July 20, 2023
Dear SEC,
Im a foreign investor with my holdings in an American brokerage. File number S7-11-23 is a good step in the right direction but it leaves some room for improvements to make the rule requirements more simple and adaptable/flexible for the future.
Seperating the client assets/funds from the broker-deal should be done with an additional step of also seperating negative value investments, like shorting or swaps
- Positive securities/swap account
- Positive cash account
- Negative securities/swap account
This would give any institution or government agency a clear status of each of the broker-deal clients positive balance against their liabilities in a glance, without needing to resort to extensive accounting techniques.
Regarding the interval change from once per week to once per day is an improvement, but I sincerely advice making the required daily transfer of assets/swaps/funds to PAB accounts every next business day befor 1200 / 1300 EST, for the following reason:
- This would allow broker-dealers to settle the previous day transactions in the morning.
- Transfer the account holdings to their respectful PAB accounts at noon (1200 / 1300 EST).
- The main benefit is that it would disrupt any potential intra-day market disruptions with client assets or funds befor the client account has to be settled.
The time interval change should be implemented directly as these are automated systems that are already doing it currently and just need their operating timeframe changed to daily, preferably mid-day 1200 to 1300 EST for the mentioned reason of disrupting intra-day market disruptions.
The required reporting threshold should be changed from $250,000,000 and linked to FDIC+SIPC insurance coverage ($250,000 + $250,000), there are several reasons for this:
- Linking the threshold to FDIC+SIPC would allow reporting standards to be set dynamically without needing to amend any rules.
- Linking the threshold to FDIC+SIPC with a fixed modifier allows for amending the threshold in the future while still being linked to FDIC+SIPC insurance limits.
- This would allow broker-dealers to be regulated on a financial weight base with both their business performance and client performance teken into consideration.
When using this reporting threshold for any business dealing in securities, swaps or FOREX, it would be dynamically adjusted for financial risks that are outside of insurance coverage.
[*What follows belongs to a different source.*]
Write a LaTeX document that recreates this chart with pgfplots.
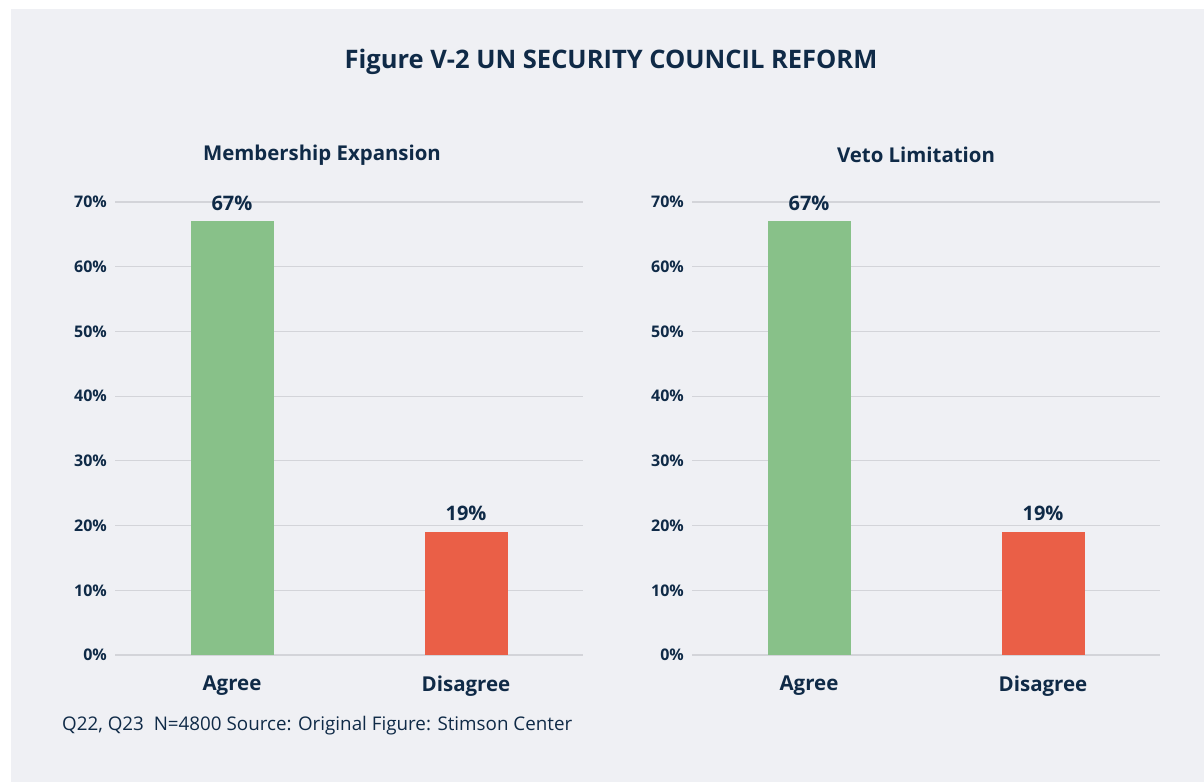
\documentclass[border=0pt]{standalone}
\usepackage{pgfplots}
\pgfplotsset{compat=1.18}
\usepackage{fontspec}
\setmainfont{Open Sans}
\definecolor{bg}{HTML}{EFF0F4}
\definecolor{txt}{HTML}{0F2A47}
\definecolor{gridc}{HTML}{D3D4D9}
\definecolor{agree}{HTML}{88C189}
\definecolor{disagree}{HTML}{EA5F47}
\pgfplotsset{
  panel/.style={
    scale only axis, width=468bp, height=453bp,
    anchor=south west,
    xmin=-0.5, xmax=1.5, ymin=0, ymax=70,
    axis line style={draw=none},
    ymajorgrids, grid style={gridc, line width=1.2bp},
    ytick={0,10,...,70},
    yticklabel={\pgfmathprintnumber{\tick}\%},
    yticklabel style={font=\fontsize{16bp}{18bp}\selectfont\bfseries, text=txt, anchor=east, inner sep=0pt, xshift=-8bp},
    xtick={0,1}, xticklabels={Agree,Disagree},
    xticklabel style={font=\fontsize{20.5bp}{22bp}\selectfont\bfseries, text=txt, anchor=north, inner sep=0pt, yshift=-21bp},
    major tick length=0pt,
    /pgf/number format/assume math mode=true,
    bar width=83bp, bar shift=0pt,
    clip=false,
    nodes near coords={\pgfmathprintnumber{\pgfplotspointmeta}\%},
    nodes near coords style={font=\fontsize{20bp}{22bp}\selectfont\bfseries, text=txt, anchor=south, inner sep=0pt, yshift=11bp},
  }
}
\begin{document}
\begin{tikzpicture}
\useasboundingbox (0bp,0bp) rectangle (1204bp,782bp);
\fill[white] (0bp,0bp) rectangle (1204bp,782bp);
\fill[bg] (11bp,0bp) rectangle (1204bp,773bp);
\node[font=\fontsize{25.5bp}{28bp}\selectfont\bfseries, text=txt] at (611bp,720bp) {Figure V-2 UN SECURITY COUNCIL REFORM};
\node[font=\fontsize{20.4bp}{22bp}\selectfont\bfseries, text=txt] at (322bp,627bp) {Membership Expansion};
\node[font=\fontsize{20.4bp}{22bp}\selectfont\bfseries, text=txt] at (916bp,627bp) {Veto Limitation};
\node[font=\fontsize{18.8bp}{20bp}\selectfont, text=txt, anchor=west, inner sep=0pt] at (62bp,56bp) {Q22, Q23\ \ N=4800 Source: Original Figure: Stimson Center};
\begin{axis}[panel, at={(115bp,127bp)}]
\addplot[ybar, fill=agree, draw=none] coordinates {(0,67)};
\addplot[ybar, fill=disagree, draw=none] coordinates {(1,19)};
\end{axis}
\begin{axis}[panel, at={(692bp,127bp)}]
\addplot[ybar, fill=agree, draw=none] coordinates {(0,67)};
\addplot[ybar, fill=disagree, draw=none] coordinates {(1,19)};
\end{axis}
\end{tikzpicture}
\end{document}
The SEC wouldnt have to modify or amend reporting thresholds when risks arise. Instead FDIC or SIPC modify their insurance coverage.
When working with the CFTC to implement this FDIC+SIPC reporting threshold for securites, swaps and fiat currencies, it would allow for broader coverage to enforce rules and regulations from multiple enforcing agencies. Additionally it improves pooling of resources and cooperation of rule enforcements.
Any business or institution that wants to invest or operate in the financial system should be doing everything in their power to operate under the laws set in the past, current and future through increasing either man power, software updates or system upgrades.
It is crucial to emphasize that failure to implement stricter reporting regulations, as demonstrated by the recent Archegos Capital debacle, can lead to systemic failure. We cannot afford to ignore the lessons learned from such catastrophic events.
The proposed changes in s7-11-23 seek to address loopholes and vulnerabilities that enable high-risk practices and concealment of assets. Nobody interested in a fair market should oppose these changes and by doing that, for example some members of Congress are inadvertently allowing the continuation of practices that jeopardize the financial well-being of everyday investors.
I support your will for better regulations on security based swaps, and security loans, and stand firmly in support of transparent markets and the interests of household investors. The proposed reforms aim to level the playing field, reduce the potential for market manipulation, and ensure greater accountability for financial institutions.